616 Peter Parker is an Asshole
Tumblr media
Peter Parker’s interaction with a then thirteen year old Miles Morales was a fairly fun read. I liked the idea of Peter indirectly promoting himself to temporary mentor because he’s a grown man overly worried about the fact that someone far younger he was superheroing and largely in the memory of even younger version of himself – who he can’t quite deal with being dead (because it’s him). It was cute. The rationale behind Peter’s actions made sense, and it didn’t overstay its welcome.
Peter in Spider-Men II is a jerk for almost no reason. Because the narrative begins in medias res, with Miles and Peter arguing about how they got tied upside down, the reader spends a great deal of their time wondering why the hell Peter is being so antagonistic with Miles – to the point where he bluntly tells Miles that his being Spider-Man was a “mistake”.
Spider-Men II does not really answer this question – but instead spends the bulk of its first two issues being evasive about the issue altogether (because issues #3 and #4 are dedicated to 616 Miles Morales and his relationships with Barbra and Kingpin, with issue #5 “wrapping” things up for 616 Miles). Recapping that Peter Parker searched and presumably found Miles Morales in his universe before the implosion of the UM, Spider-Men II then has Peter pretending to help Miles locate the 616 version of himself, going as far enlisting the help of Jessica Jones – who summarily tells them there are no traces of a Miles Morales equivalent to even be worried about.
Because the reader is either meant to believe or knows that Peter is lying or being dishonest with Miles, a lot of their dynamic is artificial. Whatever Bendis managed to capture with the first crossover event between the two characters has vanished altogether. A lot of the time Peter Parker – who I keep forgetting is basically a diet soda version of Tony Stark, right down to wearing an armored suit with a glowing symbol and owning his own billion dollar franchise (Parker Industries) – comes off as condescending and a spandex wearing asshole. An asshole operates on the belief that he has the right and authority to tell a now fifteen year old Miles Morales when and when he can’t be Spider-Man.
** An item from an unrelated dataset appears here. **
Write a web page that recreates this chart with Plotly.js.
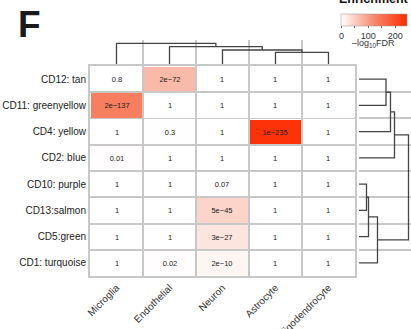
<!DOCTYPE html>
<html><head><meta charset="utf-8">
<script src="https://cdn.plot.ly/plotly-3.0.1.min.js"></script>
<style>html,body{margin:0;padding:0;background:#fff;}#chart{width:411px;height:329px;}</style>
</head><body><div id="chart"></div>
<script>
// ----- data -----
const cellTypes = ["Microglia", "Endothelial", "Neuron", "Astrocyte", "Oligodendrocyte"];
const modules = ["CD12: tan", "CD11: greenyellow", "CD4: yellow", "CD2: blue", "CD10: purple", "CD13:salmon", "CD5:green", "CD1: turquoise"];
// FDR per module (rows, top to bottom) x cell type (columns)
const fdrCD12 = [0.8, 2e-72, 1, 1, 1];
const fdrCD11 = [2e-137, 1, 1, 1, 1];
const fdrCD4  = [1, 0.3, 1, 1e-235, 1];
const fdrCD2  = [0.01, 1, 1, 1, 1];
const fdrCD10 = [1, 1, 0.07, 1, 1];
const fdrCD13 = [1, 1, 5e-45, 1, 1];
const fdrCD5  = [1, 1, 3e-27, 1, 1];
const fdrCD1  = [1, 0.02, 2e-10, 1, 1];
// dendrogram merges: [left node, right node, height]; leaves first, new nodes numbered after
const colMerges = [[3, 4, 11.7], [2, 5, 14], [1, 6, 17.3], [0, 7, 20.7]];
const rowMerges = [[0, 1, 27], [8, 2, 31.5], [9, 3, 35.5], [4, 5, 7.5], [11, 6, 9.5], [12, 7, 18.5], [10, 13, 49.5]];
const scaleMax = 245;
const scaleTickVals = [0, 50, 100, 150, 200];
const scaleTickText = ["0", " ", "100", " ", "200"];

// ----- build -----
const fdr = [fdrCD12, fdrCD11, fdrCD4, fdrCD2, fdrCD10, fdrCD13, fdrCD5, fdrCD1];
const z = fdr.map(r => r.map(v => -Math.log10(v)));
const fmt = v => (v < 0.001 ? v.toExponential(0) : String(v)).replace("-", "\u2212");
const txt = fdr.map(r => r.map(fmt));
const xi = cellTypes.map((_, i) => i);
const yi = modules.map((_, i) => i);

function dendro(nLeaves, merges, horizontal) {
  const pos = [], ht = [];
  for (let i = 0; i < nLeaves; i++) { pos.push(i); ht.push(0); }
  const a = [], b = [];
  merges.forEach(([l, r, h]) => {
    const seg = [[pos[l], ht[l]], [pos[l], h], [pos[r], h], [pos[r], ht[r]]];
    seg.forEach(([p, q]) => { a.push(p); b.push(q); });
    a.push(null); b.push(null);
    pos.push((pos[l] + pos[r]) / 2); ht.push(h);
  });
  return horizontal ? {x: b, y: a} : {x: a, y: b};
}
const topD = dendro(cellTypes.length, colMerges, false);
const rightD = dendro(modules.length, rowMerges, true);

const font = "Liberation Sans, Arial, Helvetica, sans-serif";
const traces = [
  {
    type: "heatmap", x: xi, y: yi, z: z, text: txt, texttemplate: "%{text}",
    textfont: {family: font, size: 7.5, color: "#222"},
    zmin: 0, zmax: scaleMax, xgap: 2, ygap: 2,
    colorscale: [[0, "#ffffff"], [0.5, "#f6896c"], [1, "#ff2a00"]],
    hoverinfo: "skip",
    colorbar: {
      orientation: "h", lenmode: "pixels", len: 66, thickness: 12,
      x: 0.886, xanchor: "center", y: 0.951, yanchor: "top", xpad: 0, ypad: 0,
      title: {text: ""},
      outlinewidth: 0.5, outlinecolor: "#999",
      tickmode: "array", tickvals: scaleTickVals, ticktext: scaleTickText,
      ticks: "outside", ticklen: 2, tickwidth: 0.8, tickcolor: "#444",
      tickfont: {family: font, size: 9, color: "#333"}
    }
  },
  {type: "scatter", mode: "lines", x: topD.x, y: topD.y, xaxis: "x", yaxis: "y2",
   line: {color: "#444", width: 1.3}, hoverinfo: "skip", showlegend: false, connectgaps: false},
  {type: "scatter", mode: "lines", x: rightD.x, y: rightD.y, xaxis: "x2", yaxis: "y",
   line: {color: "#444", width: 1.3}, hoverinfo: "skip", showlegend: false, connectgaps: false}
];

const hid = {visible: false, showgrid: false, zeroline: false, fixedrange: true};
const layout = {
  width: 411, height: 329,
  margin: {l: 90, r: 0, t: 0, b: 53},
  paper_bgcolor: "#fff", plot_bgcolor: "#fff",
  font: {family: font, color: "#222"},
  showlegend: false,
  xaxis: {
    domain: [0, 0.8255], range: [-0.5, cellTypes.length - 0.5], anchor: "y",
    tickmode: "array", tickvals: xi, ticktext: cellTypes, tickangle: -45,
    tickfont: {family: font, size: 10, color: "#333"}, ticks: "",
    showgrid: false, zeroline: false, showline: true, mirror: true, linecolor: "#c8c8c8", linewidth: 2,
    minor: {tick0: 0.5, dtick: 1, showgrid: true, gridcolor: "#c8c8c8", gridwidth: 2, ticks: ""},
    automargin: false, fixedrange: true
  },
  yaxis: {
    domain: [0, 0.7609], range: [modules.length - 0.5, -0.5], anchor: "x",
    tickmode: "array", tickvals: yi, ticktext: modules,
    tickfont: {family: font, size: 10, color: "#222"}, ticks: "",
    showgrid: false, zeroline: false, showline: true, mirror: true, linecolor: "#c8c8c8", linewidth: 2,
    minor: {tick0: 0.5, dtick: 1, showgrid: true, gridcolor: "#c8c8c8", gridwidth: 2, ticks: ""},
    automargin: false, fixedrange: true
  },
  yaxis2: Object.assign({domain: [0.7681, 0.8551], range: [0, 24], anchor: "x"}, hid),
  xaxis2: Object.assign({domain: [0.838, 1], range: [0, 52], anchor: "y"}, hid),
  annotations: [
    {text: "<b>F</b>", xref: "paper", yref: "paper", x: -0.232, y: 0.993, xanchor: "left", yanchor: "top",
     showarrow: false, font: {family: font, size: 37, color: "#1a1a1a"}},
    {text: "<b>Enrichment</b>", xref: "paper", yref: "paper", x: 0.886, y: 0.971, xanchor: "center", yanchor: "bottom",
     showarrow: false, font: {family: font, size: 12.5, color: "#111"}},
    {text: "\u2013log<sub>10</sub>FDR", xref: "paper", yref: "paper", x: 0.884, y: 0.8406, xanchor: "center", yanchor: "middle",
     showarrow: false, font: {family: font, size: 9, color: "#333"}}
  ]
};
Plotly.newPlot("chart", traces, layout, {staticPlot: true, displayModeBar: false});
</script></body></html>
Even weirder, instead of shutting that nonsense down, Miles takes it on the chin is more less like, “aww, gee, I guess you’re right, I’ll go be depressed now” even as Peter offers him a half-hearted apology and Miles can only say “well, you said it”. It’s the equivalent of Cyclops telling Storm she can’t be the leader of the X-Men, but without the holy retribution of Cyclops being smote with lightning. Like, I spend a grand bulk of this series – which doesn’t even legitimately resolve or explore the fraught dynamic between the two – wishing Peter Parker would fall into a hole and die. Peter Parker’s character in this title is downright insufferable. I miss John Romita Jr. and that other guy’s Peter Parker, but I hear he died in the Civil War. 
MISSED OPPORTUNITIES
Tumblr media
Behind all the mess that is the core of Spider-Men II, there was a fairly interesting idea to explore. Bendis really could’ve focused on how the two Miles Morales dealt with existing in the same space. He could’ve dealt with how Miles was coping with having his mother back, and living in a universe that was not his own – and how the death of the Ultimate Marvel universe affected him.
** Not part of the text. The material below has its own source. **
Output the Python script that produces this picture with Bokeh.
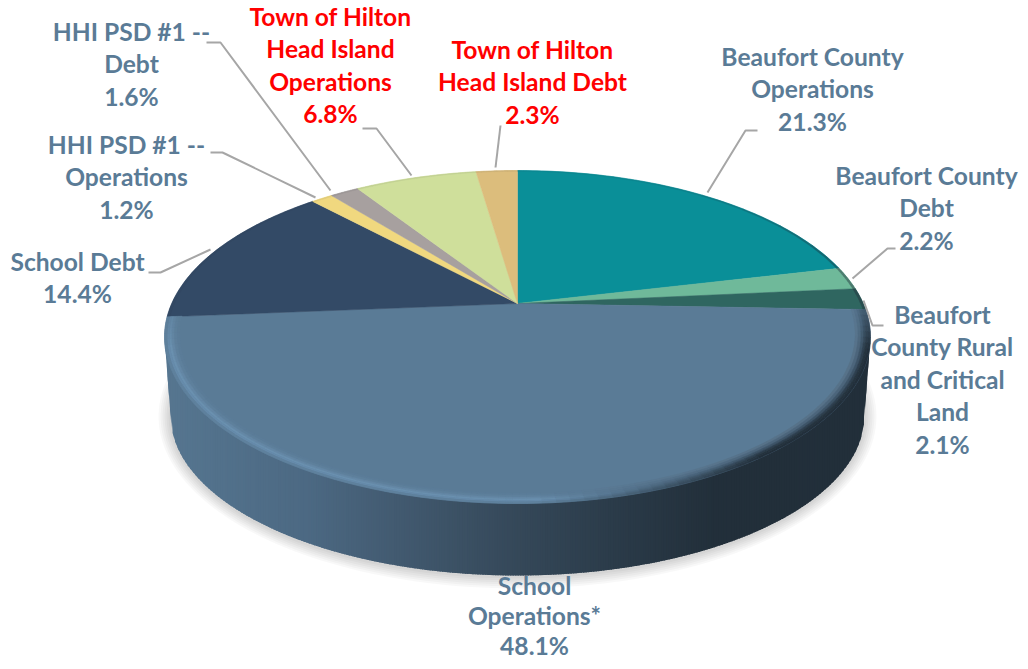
import numpy as np
from bokeh.plotting import figure
from bokeh.embed import file_html
from bokeh.resources import INLINE
from bokeh.core.properties import value

categories = ["Beaufort County Operations", "Beaufort County Debt", "Beaufort County Rural and Critical Land",
              "School Operations*", "School Debt", "HHI PSD #1 -- Operations", "HHI PSD #1 -- Debt",
              "Town of Hilton Head Island Operations", "Town of Hilton Head Island Debt"]
shares = [21.3, 2.2, 2.1, 48.1, 14.4, 1.2, 1.6, 6.8, 2.3]
label_lines = [["Beaufort County", "Operations"], ["Beaufort County", "Debt"],
               ["Beaufort", "County Rural", "and Critical", "Land"],
               ["School", "Operations*"], ["School Debt"],
               ["HHI PSD #1 --", "Operations"], ["HHI PSD #1 --", "Debt"],
               ["Town of Hilton", "Head Island", "Operations"], ["Town of Hilton", "Head Island Debt"]]
slice_colors = ["#0a8f98", "#6fb99a", "#2f6660", "#5a7b96", "#334a66", "#f0d87f", "#a7a09f", "#cfdf9b", "#dcbd7c"]
label_colors = ["#5a7b96"] * 7 + ["#ff0000", "#ff0000"]

# layout (screen pixels)
label_x = [812, 926, 942, 534, 77, 126, 131, 330, 532]
label_y0 = [55.5, 174.5, 313.5, 585, 260.5, 143.5, 30.5, 15.5, 48.5]
label_h = [32.6, 32.6, 32.6, 30, 32.6, 32.6, 32.6, 32.6, 32.6]
leaders = [[(757, 130), (745, 130), (707, 192)], [(895, 248), (887, 248), (852, 278)],
           [(883, 325), (872, 325), (863, 300)], [], [(148, 272), (160, 272), (210, 249)],
           [(210, 152), (222, 152), (315, 197)], [(206, 42), (220, 42), (330, 190)],
           [(362, 128), (376, 128), (411, 175)], [(500, 125), (495, 167)]]
AX, AY = 517, 303          # apex of the pie
TOP, BOTTOM = 133, 200     # apex to far / near rim
WIDE = 353
CY = 337
K = (BOTTOM - TOP) / (BOTTOM + TOP)
B = TOP * (1 + K)
A = WIDE * np.sqrt(1 - K ** 2)
RY = (TOP + BOTTOM) / 2
W_CY, W_RX, W_RY = 415, 347, 160   # lower edge of the wall


def face(th, r):
    u, v = r * np.sin(th), r * np.cos(th)
    d = 1 + K * v
    return AX + A * u / d, AY - B * v / d


def ring(t0, t1, r0, r1, n=3):
    th = np.linspace(t0, t1, n)
    x1, y1 = face(th, r1)
    x0, y0 = face(th[::-1], r0)
    return list(np.r_[x1, x0]), list(np.r_[y1, y0])


def sector(t0, t1, r=1.0):
    th = np.linspace(t0, t1, 80)
    x, y = face(th, r)
    return [AX] + list(x), [AY] + list(y)


def rgb(h):
    return np.array([int(h[i:i + 2], 16) for i in (1, 3, 5)], float)


def mix(a, b, t):
    c = rgb(a) * (1 - t) + rgb(b) * t
    return "#%02x%02x%02x" % tuple(int(round(i)) for i in c)


def ramp(stops, t):
    xs = [s[0] for s in stops]
    arr = np.array([rgb(s[1]) for s in stops])
    c = [np.interp(t, xs, arr[:, i]) for i in range(3)]
    return "#%02x%02x%02x" % tuple(int(round(i)) for i in c)


p = figure(width=1020, height=661, x_range=(0, 1020), y_range=(661, 0), output_backend="svg",
           toolbar_location=None, min_border=0, outline_line_color=None, background_fill_color="white",
           border_fill_color="white")
p.xaxis.visible = False
p.yaxis.visible = False
p.grid.visible = False

# soft shadow
for k in range(12, 0, -2):
    th = np.linspace(0, 2 * np.pi, 200)
    p.patch(AX + (W_RX + k) * np.cos(th), W_CY + 1 + (W_RY + k) * np.sin(th),
            fill_color="#000000", fill_alpha=0.028, line_color=None)

# side wall, in overlapping vertical strips
wall_stops = [(0, "#567690"), (0.2, "#4c6983"), (0.33, "#425a70"), (0.5, "#354859"),
              (0.65, "#2a3a48"), (0.78, "#222f3a"), (1, "#222f3a")]
edges = np.linspace(AX - WIDE + 0.5, AX + WIDE - 0.5, 281)
wx, wy, wc = [], [], []
for a, b in zip(edges[:-1], edges[1:]):
    b2 = min(b + 1.5, edges[-1])
    xs = np.array([a, b2])
    dx = np.abs(xs - AX)
    top = CY + RY * np.sqrt(np.clip(1 - (dx / WIDE) ** 2, 0, 1)) - 3
    low = W_CY + W_RY * np.sqrt(np.clip(1 - (dx / W_RX) ** 2, 0, 1))
    taper = W_CY - (dx - W_RX) / (WIDE - W_RX) * (W_CY - CY)
    low = np.where(dx > W_RX, taper, low)
    low = np.maximum(low, top)
    wx.append([a, b2, b2, a])
    wy.append([top[0], top[1], low[1], low[0]])
    wc.append(ramp(wall_stops, ((a + b) / 2 - (AX - WIDE)) / (2 * WIDE)))
p.patches(wx, wy, fill_color=wc, line_color=None)

# slices of the top face
ends = np.cumsum(shares) / 100 * 2 * np.pi
starts = np.r_[0, ends[:-1]]
fx, fy = [], []
for s, e in zip(starts, ends):
    x, y = sector(s, e)
    fx.append(x)
    fy.append(y)
p.patches(fx, fy, fill_color=slice_colors, line_color=slice_colors, line_width=0.5)

# darker thin rim on the smaller slices
rx, ry, rc = [], [], []
for s, e, col in zip(starts, ends, slice_colors):
    if col == slice_colors[3]:
        continue
    for t0, t1 in zip(np.linspace(s, e, 9)[:-1], np.linspace(s, e, 9)[1:]):
        x, y = ring(t0, t1, 0.992, 1.0)
        u = np.sin((t0 + t1) / 2)
        rx.append(x)
        ry.append(y)
        rc.append(mix(col, "#22303b", 0.08 + 0.4 * max(0, u) ** 3))
p.patches(rx, ry, fill_color=rc, line_color=rc, line_width=0.3)

# rounded edge of the largest slice
radii = np.array([0.958, 0.966, 0.974, 0.981, 0.987, 0.993, 1.0])
left_prof = ["#5b7c98", "#5e809c", "#6487a5", "#6a90af", "#668bab", "#5f819d"]
right_prof = ["#577289", "#4c657b", "#3d5366", "#2e3f4e", "#26343f", "#222f3a"]
s, e = starts[3], ends[3]
bins = np.linspace(s, e, 91)
bx, by, bc = [], [], []
for t0, t1 in zip(bins[:-1], bins[1:]):
    th = (t0 + t1) / 2
    u, v = np.sin(th), np.cos(th)
    t = np.clip((u - 0.05) / 0.55, 0, 1)
    fade = np.clip((v + 0.02) / -0.25, 0, 1)   # the edge dies out towards the back of the pie
    for i in range(6):
        x, y = ring(t0, t1, radii[i], radii[i + 1])
        bx.append(x)
        by.append(y)
        c = mix(left_prof[i], right_prof[i], t)
        bc.append(mix(slice_colors[3], c, 0.35 + 0.65 * fade))
p.patches(bx, by, fill_color=bc, line_color=bc, line_width=0.5)

# leader lines
for pts in leaders:
    if pts:
        p.line([q[0] for q in pts], [q[1] for q in pts], line_color="#a6a6a6", line_width=2)

# labels
for lines, v, x, y0, h, col in zip(label_lines, shares, label_x, label_y0, label_h, label_colors):
    txt = lines + [f"{v:.1f}%"]
    p.text([x] * len(txt), [y0 + i * h for i in range(len(txt))], text=txt,
           text_font=value("Lato"), text_font_style="bold", text_font_size="24.6px",
           text_color=col, text_align="center", text_baseline="middle")

open("out.html", "w").write(file_html(p, INLINE))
If he had established Barbra Rodriguez before this miniseries, he could’ve actually dedicated the time barely spent on her to simply furthering the relationship that should’ve started way before this story.
As it stands? 1610 Miles Morales and his exploits are more or less an afterthought to the core of the story itself. Peter Parker is a billionaire asshole throughout most of the plot and honestly not even required to tell the story. You can remove him from any and all plot points involving the “who is 616 Miles Morales?”, Jessica Jones, and the conflicts with Taskmaster, and nothing would change. He is irrelevant.
There’s too much time spent on the whitewashed version of Miles Morales – something that both hinders and illustrates just how far gone Bendis’ writing for Miles has diminished since 2013. 616 Miles Morales wasn’t a bad idea, but the execution of the character is fairly horrendous and racist.
Almost no one talked about Spider-Men II when it was released, almost in the same way there was barely an eye bated when the confusingly branded Spider-Man title (Miles’s 616 outing) was released in 2016 (beyond the “who cares if I’m Black?” bullshit). Everyone was talking about Spider-Men and Ultimate Comics Spider-Man when they were released, a lot of people liked it, some didn’t, but it was rather an indicator of its quality. The almost unilateral silence even Miles Morales fans visited upon Spider-Man and Spider-Men II rather speaks volumes of how bad it got.
I don’t recommend this to anyone who is a Miles Morales fan. You’re better off pretending Spider-Men never got a sequel.